Ask the Dust is John Fante’s 1939 novel. The story follows Arturo Bandini, a young struggling Italian-American writer in Los Angeles, who tries to gain the life experiences he thinks he needs to write the great American novel. He falls in love with a Mexican-American waitress who is in love with a bartender who despises her.
Fante’s voice and language made me feel I’d taken a time machine back to the 1930’s. Plus, it was clean and colorful. It felt complete in its descriptions without being burdened and often sounded lyrical. “A night for my nose, a feast for my nose, smelling the stars, smelling the flowers, smelling the desert, and the dust asleep across the top of Bunker Hill.”

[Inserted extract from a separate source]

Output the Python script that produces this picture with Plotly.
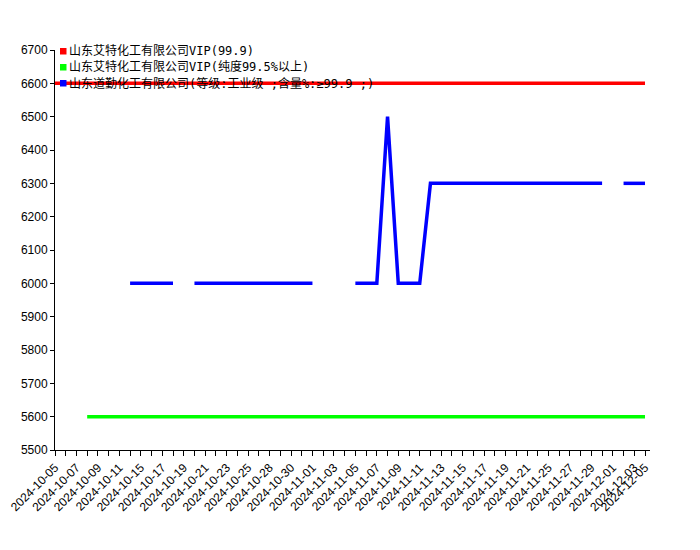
import plotly.graph_objects as go

dates = [
    "2024-10-05", "2024-10-06", "2024-10-07", "2024-10-08", "2024-10-09", "2024-10-10",
    "2024-10-11", "2024-10-14", "2024-10-15", "2024-10-16", "2024-10-17", "2024-10-18",
    "2024-10-19", "2024-10-20", "2024-10-21", "2024-10-22", "2024-10-23", "2024-10-24",
    "2024-10-25", "2024-10-27", "2024-10-28", "2024-10-29", "2024-10-30", "2024-10-31",
    "2024-11-01", "2024-11-02", "2024-11-03", "2024-11-04", "2024-11-05", "2024-11-06",
    "2024-11-07", "2024-11-08", "2024-11-09", "2024-11-10", "2024-11-11", "2024-11-12",
    "2024-11-13", "2024-11-14", "2024-11-15", "2024-11-16", "2024-11-17", "2024-11-18",
    "2024-11-19", "2024-11-20", "2024-11-21", "2024-11-22", "2024-11-25", "2024-11-26",
    "2024-11-27", "2024-11-28", "2024-11-29", "2024-11-30", "2024-12-01", "2024-12-02",
    "2024-12-03", "2024-12-05",
]

tick_labels = [
    "2024-10-05", "", "2024-10-07", "", "2024-10-09", "",
    "2024-10-11", "", "2024-10-15", "", "2024-10-17", "",
    "2024-10-19", "", "2024-10-21", "", "2024-10-23", "",
    "2024-10-25", "", "2024-10-28", "", "2024-10-30", "",
    "2024-11-01", "", "2024-11-03", "", "2024-11-05", "",
    "2024-11-07", "", "2024-11-09", "", "2024-11-11", "",
    "2024-11-13", "", "2024-11-15", "", "2024-11-17", "",
    "2024-11-19", "", "2024-11-21", "", "2024-11-25", "",
    "2024-11-27", "", "2024-11-29", "", "2024-12-01", "",
    "2024-12-03", "2024-12-05",
]

series_names = [
    "山东艾特化工有限公司VIP(99.9)",
    "山东艾特化工有限公司VIP(纯度99.5%以上)",
    "山东道勤化工有限公司(等级:工业级 ;含量%:≥99.9 ;)",
]
series_colors = ["#ff0000", "#00ff00", "#0000ff"]

vip_999 = [
    6600, 6600, 6600, 6600, 6600, 6600, 6600, 6600, 6600, 6600, 6600, 6600,
    6600, 6600, 6600, 6600, 6600, 6600, 6600, 6600, 6600, 6600, 6600, 6600,
    6600, 6600, 6600, 6600, 6600, 6600, 6600, 6600, 6600, 6600, 6600, 6600,
    6600, 6600, 6600, 6600, 6600, 6600, 6600, 6600, 6600, 6600, 6600, 6600,
    6600, 6600, 6600, 6600, 6600, 6600, 6600, 6600,
]

vip_995 = [
    None, None, None, 5600, 5600, 5600, 5600, 5600, 5600, 5600, 5600, 5600,
    5600, 5600, 5600, 5600, 5600, 5600, 5600, 5600, 5600, 5600, 5600, 5600,
    5600, 5600, 5600, 5600, 5600, 5600, 5600, 5600, 5600, 5600, 5600, 5600,
    5600, 5600, 5600, 5600, 5600, 5600, 5600, 5600, 5600, 5600, 5600, 5600,
    5600, 5600, 5600, 5600, 5600, 5600, 5600, 5600,
]

daoqin = [
    None, None, None, None, None, None, None, 6000, 6000, 6000, 6000, 6000,
    None, 6000, 6000, 6000, 6000, 6000, 6000, 6000, 6000, 6000, 6000, 6000,
    6000, None, None, None, 6000, 6000, 6000, 6500, 6000, 6000, 6000, 6300,
    6300, 6300, 6300, 6300, 6300, 6300, 6300, 6300, 6300, 6300, 6300, 6300,
    6300, 6300, 6300, 6300, None, 6300, 6300, 6300,
]

all_series = [vip_999, vip_995, daoqin]

fig = go.Figure()
for name, color, vals in zip(series_names, series_colors, all_series):
    fig.add_trace(go.Scatter(
        x=dates, y=vals, name=name, mode="lines",
        line=dict(color=color, width=3.5),
        connectgaps=False, showlegend=False,
    ))

# page body has an 8px margin; plot area target in screen pixels
OFF = 8
L, R, T, B = 55 - OFF, 650 - OFF, 50 - OFF, 450 - OFF
W, H = R - L, B - T

def px_x(p):
    return (p - OFF - L) / W

def px_y(p):
    return (B - (p - OFF)) / H

legend_rows = [51, 67, 83]
shapes = []
annotations = []
for name, color, yy in zip(series_names, series_colors, legend_rows):
    shapes.append(dict(
        type="rect", xref="paper", yref="paper",
        x0=px_x(60), x1=px_x(66.5), y0=px_y(yy + 3.5), y1=px_y(yy - 3),
        fillcolor=color, line=dict(width=0),
    ))
    annotations.append(dict(
        xref="paper", yref="paper", x=px_x(67), y=px_y(yy),
        xanchor="left", yanchor="middle", showarrow=False,
        text=name,
        font=dict(family="DejaVu Sans Mono, Noto Sans CJK SC", size=12, color="#000000"),
    ))

fig.update_layout(
    width=700, height=550,
    margin=dict(l=L, r=700 - R, t=T, b=550 - B),
    paper_bgcolor="white", plot_bgcolor="white",
    showlegend=False,
    shapes=shapes,
    annotations=annotations,
    xaxis=dict(
        type="category", automargin=False,
        range=[0, 55 * 595 / 590],
        tickmode="array", tickvals=dates, ticktext=tick_labels,
        tickangle=-45,
        ticks="outside", ticklen=5, tickcolor="#000000",
        showline=True, linecolor="#000000", linewidth=1,
        showgrid=False, zeroline=False,
        tickfont=dict(family="Liberation Sans, Arial", size=12, color="#000000"),
    ),
    yaxis=dict(
        range=[5500, 6700], dtick=100, tick0=5500, automargin=False,
        ticks="outside", ticklen=4, tickcolor="#000000",
        showline=True, linecolor="#000000", linewidth=1,
        showgrid=False, zeroline=False,
        tickfont=dict(family="Liberation Sans, Arial", size=12, color="#000000"),
    ),
)

fig.write_html("out.html")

I especially loved Fante’s ability to create a rich internal landscape of neurotic thought. You know, the thoughts that paint a fantasy version of yourself then show you it’s an impossibility because you’re a coward. Or the ones that tell you you’re reprehensible when you gather the courage to fulfill a desire. He writes about the phenomena with humor. “…Absurdly fearless Bandini, fearing nothing but the unknown in a world of mysterious wonder.”

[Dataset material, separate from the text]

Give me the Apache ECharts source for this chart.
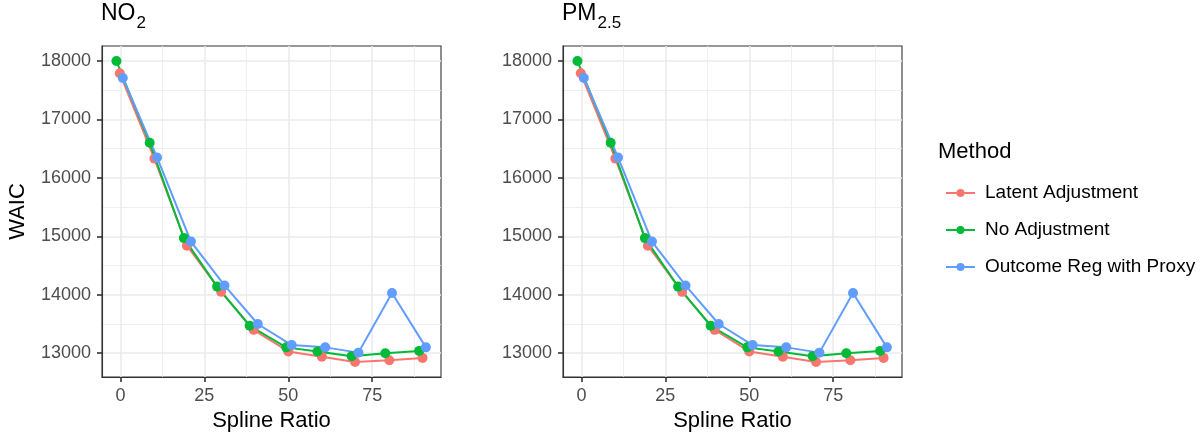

Fante manages to capture what feels like the entire nuanced complexity of a character as a real human being. I’m not sure if I’ve ever read anything so complete, done so elegantly. I want to read it again to find out what I missed the first time around. Maybe pick up a few tips.

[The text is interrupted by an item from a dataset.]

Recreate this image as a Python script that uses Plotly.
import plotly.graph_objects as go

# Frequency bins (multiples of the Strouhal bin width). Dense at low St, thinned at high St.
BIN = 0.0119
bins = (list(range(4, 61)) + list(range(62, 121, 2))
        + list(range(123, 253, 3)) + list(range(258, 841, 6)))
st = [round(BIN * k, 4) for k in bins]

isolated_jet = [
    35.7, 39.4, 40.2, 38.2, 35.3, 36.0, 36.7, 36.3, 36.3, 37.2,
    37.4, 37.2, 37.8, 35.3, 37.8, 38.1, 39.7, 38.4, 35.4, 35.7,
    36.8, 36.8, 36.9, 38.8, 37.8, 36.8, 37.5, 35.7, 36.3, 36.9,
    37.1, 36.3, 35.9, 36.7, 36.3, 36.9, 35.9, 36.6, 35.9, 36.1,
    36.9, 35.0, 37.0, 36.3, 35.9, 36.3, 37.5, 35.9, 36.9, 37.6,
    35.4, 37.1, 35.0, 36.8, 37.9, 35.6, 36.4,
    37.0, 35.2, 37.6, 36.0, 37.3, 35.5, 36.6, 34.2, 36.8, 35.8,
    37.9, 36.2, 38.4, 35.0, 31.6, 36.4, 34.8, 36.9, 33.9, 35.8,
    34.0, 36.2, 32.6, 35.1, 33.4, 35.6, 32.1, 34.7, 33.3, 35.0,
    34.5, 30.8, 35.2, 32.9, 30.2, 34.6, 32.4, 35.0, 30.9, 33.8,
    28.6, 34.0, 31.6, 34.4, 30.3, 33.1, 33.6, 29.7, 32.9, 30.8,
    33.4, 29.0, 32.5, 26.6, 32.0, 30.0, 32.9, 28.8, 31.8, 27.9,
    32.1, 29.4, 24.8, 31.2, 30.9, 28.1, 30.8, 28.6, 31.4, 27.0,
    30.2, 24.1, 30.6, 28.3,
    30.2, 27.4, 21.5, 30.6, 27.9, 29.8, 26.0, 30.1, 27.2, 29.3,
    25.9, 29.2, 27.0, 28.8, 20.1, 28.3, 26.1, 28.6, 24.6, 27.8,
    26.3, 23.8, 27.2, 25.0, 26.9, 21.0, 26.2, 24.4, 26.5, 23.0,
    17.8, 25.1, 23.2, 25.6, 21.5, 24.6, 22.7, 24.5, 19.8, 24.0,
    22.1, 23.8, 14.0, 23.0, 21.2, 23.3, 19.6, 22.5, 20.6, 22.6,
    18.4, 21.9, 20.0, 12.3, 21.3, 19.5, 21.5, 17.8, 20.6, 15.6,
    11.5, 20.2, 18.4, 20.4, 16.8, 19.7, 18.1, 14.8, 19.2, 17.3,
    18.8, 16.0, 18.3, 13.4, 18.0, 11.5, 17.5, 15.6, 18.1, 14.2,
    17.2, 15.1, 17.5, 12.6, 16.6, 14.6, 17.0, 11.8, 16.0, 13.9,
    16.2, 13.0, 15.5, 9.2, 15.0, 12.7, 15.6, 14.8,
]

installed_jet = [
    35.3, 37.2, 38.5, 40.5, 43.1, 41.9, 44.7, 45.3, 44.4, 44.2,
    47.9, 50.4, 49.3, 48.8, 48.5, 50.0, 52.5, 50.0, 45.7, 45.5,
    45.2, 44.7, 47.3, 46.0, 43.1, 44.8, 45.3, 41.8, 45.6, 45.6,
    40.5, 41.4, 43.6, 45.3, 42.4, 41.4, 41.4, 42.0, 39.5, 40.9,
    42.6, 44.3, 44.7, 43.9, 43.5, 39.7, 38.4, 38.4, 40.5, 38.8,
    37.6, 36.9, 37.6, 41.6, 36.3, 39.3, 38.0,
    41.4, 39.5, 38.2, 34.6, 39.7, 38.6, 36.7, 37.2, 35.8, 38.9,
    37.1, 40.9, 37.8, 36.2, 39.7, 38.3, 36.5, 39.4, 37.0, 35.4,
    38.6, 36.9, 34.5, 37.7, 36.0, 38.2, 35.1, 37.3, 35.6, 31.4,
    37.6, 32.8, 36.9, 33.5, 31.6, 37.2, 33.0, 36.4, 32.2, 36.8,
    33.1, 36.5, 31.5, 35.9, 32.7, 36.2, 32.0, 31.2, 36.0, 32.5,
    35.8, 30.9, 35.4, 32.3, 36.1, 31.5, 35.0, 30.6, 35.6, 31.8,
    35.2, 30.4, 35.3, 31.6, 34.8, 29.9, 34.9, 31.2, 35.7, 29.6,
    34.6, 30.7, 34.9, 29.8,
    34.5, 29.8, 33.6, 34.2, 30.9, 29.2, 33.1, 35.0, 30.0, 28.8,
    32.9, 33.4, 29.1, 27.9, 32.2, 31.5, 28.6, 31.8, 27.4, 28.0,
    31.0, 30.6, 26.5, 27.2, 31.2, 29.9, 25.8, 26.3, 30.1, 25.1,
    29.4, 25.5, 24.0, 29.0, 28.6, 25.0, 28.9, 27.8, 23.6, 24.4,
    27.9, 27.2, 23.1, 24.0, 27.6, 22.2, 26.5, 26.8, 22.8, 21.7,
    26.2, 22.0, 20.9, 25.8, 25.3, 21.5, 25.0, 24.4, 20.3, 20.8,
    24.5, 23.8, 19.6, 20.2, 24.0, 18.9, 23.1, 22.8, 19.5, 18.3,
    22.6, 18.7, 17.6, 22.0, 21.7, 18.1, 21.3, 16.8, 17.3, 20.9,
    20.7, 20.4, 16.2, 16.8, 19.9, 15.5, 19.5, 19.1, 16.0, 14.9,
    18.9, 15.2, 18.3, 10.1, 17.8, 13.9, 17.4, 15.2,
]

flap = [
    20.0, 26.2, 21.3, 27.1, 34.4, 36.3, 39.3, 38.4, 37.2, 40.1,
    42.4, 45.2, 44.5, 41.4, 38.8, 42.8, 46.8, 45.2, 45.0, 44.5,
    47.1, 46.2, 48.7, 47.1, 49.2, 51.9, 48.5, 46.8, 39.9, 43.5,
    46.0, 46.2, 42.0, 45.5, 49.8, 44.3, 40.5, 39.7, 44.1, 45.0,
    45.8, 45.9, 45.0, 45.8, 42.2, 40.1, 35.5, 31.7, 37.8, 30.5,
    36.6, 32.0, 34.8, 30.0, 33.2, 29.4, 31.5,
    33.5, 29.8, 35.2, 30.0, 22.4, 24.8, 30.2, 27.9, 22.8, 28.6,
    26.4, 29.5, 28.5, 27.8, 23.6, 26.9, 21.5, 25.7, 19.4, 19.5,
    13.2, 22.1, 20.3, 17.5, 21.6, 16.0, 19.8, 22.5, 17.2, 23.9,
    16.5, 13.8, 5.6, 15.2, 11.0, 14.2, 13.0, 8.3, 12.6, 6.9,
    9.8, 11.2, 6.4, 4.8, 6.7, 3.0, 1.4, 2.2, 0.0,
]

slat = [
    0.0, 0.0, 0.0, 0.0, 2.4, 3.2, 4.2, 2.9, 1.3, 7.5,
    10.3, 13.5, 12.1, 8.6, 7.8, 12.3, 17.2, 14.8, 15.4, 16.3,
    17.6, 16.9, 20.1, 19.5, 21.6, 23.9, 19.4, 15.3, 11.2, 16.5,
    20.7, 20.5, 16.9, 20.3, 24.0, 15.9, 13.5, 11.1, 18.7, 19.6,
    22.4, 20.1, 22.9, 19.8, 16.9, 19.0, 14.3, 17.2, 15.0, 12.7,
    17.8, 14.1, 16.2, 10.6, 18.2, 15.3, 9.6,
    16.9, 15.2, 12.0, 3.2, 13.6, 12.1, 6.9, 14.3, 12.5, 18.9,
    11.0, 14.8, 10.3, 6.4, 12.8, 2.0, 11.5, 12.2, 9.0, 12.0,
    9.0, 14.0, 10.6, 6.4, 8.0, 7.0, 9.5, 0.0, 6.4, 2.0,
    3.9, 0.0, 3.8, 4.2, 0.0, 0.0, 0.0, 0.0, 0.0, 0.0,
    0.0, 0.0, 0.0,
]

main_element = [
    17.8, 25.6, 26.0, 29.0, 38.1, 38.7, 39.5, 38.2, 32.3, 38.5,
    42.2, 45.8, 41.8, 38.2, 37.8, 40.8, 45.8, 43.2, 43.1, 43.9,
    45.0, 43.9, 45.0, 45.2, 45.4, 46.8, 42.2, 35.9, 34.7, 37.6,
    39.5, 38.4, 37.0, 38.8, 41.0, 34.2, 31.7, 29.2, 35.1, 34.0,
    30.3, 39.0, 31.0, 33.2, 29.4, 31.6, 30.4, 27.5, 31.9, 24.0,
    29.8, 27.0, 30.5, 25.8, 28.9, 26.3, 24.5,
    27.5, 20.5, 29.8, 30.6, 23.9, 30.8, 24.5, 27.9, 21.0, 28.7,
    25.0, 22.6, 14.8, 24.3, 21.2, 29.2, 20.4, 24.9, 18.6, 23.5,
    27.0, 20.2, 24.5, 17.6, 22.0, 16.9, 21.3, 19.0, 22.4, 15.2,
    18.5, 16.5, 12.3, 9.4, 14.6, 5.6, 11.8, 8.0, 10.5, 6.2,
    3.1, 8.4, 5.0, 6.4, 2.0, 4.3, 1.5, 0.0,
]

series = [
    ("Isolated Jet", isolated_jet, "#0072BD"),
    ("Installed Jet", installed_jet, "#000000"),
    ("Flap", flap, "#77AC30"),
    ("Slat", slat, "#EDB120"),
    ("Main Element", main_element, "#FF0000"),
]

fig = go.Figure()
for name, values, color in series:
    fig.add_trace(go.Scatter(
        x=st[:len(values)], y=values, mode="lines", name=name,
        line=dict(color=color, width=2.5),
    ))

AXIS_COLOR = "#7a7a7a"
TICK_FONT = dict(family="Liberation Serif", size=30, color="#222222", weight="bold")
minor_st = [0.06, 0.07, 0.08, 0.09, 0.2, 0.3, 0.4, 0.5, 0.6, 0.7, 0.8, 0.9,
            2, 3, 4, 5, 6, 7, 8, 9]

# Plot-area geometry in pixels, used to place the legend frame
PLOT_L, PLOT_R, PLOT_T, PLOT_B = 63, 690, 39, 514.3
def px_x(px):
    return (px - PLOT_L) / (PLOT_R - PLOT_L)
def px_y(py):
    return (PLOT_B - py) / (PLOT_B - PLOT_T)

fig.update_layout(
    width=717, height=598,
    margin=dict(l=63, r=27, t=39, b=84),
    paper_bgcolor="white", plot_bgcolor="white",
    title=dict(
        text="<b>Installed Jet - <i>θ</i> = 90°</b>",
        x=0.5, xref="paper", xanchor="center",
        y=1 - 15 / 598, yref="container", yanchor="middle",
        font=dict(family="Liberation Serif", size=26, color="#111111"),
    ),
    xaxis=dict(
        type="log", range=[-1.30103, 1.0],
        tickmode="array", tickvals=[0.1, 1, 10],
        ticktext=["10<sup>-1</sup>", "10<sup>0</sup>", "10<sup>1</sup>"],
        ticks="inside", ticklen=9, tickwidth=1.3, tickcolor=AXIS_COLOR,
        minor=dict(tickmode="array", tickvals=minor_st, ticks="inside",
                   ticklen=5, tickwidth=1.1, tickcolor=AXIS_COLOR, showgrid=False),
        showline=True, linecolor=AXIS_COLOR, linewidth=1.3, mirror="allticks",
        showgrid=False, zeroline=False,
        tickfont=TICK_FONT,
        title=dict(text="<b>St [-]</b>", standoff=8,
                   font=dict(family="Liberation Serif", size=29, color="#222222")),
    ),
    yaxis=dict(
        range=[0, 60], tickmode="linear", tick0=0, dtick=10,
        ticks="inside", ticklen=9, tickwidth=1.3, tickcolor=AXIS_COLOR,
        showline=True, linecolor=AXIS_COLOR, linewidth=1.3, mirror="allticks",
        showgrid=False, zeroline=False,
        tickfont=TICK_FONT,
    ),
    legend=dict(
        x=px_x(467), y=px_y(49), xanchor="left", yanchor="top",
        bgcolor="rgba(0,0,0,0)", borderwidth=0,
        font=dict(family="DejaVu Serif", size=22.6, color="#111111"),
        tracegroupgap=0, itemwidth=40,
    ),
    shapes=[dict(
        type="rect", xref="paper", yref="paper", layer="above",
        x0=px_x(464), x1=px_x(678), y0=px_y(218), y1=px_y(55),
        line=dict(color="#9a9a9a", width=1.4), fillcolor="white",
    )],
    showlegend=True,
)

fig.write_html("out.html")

In fact, one of the best passages I can remember reading about producing ham-fisted writing was in this novel. “Sometimes an idea floated harmlessly through the room. It was like a small white bird. It meant no ill-will. It only wanted to help me, dear little bird. But I would strike at it, hammer it out across the keyboard, and it would die on my hands.” I love that passage. I can see the blood splatter and the mangled feathers. While I’m not an advocate for killing anything, the passage captures the murder I feel I commit every time I write.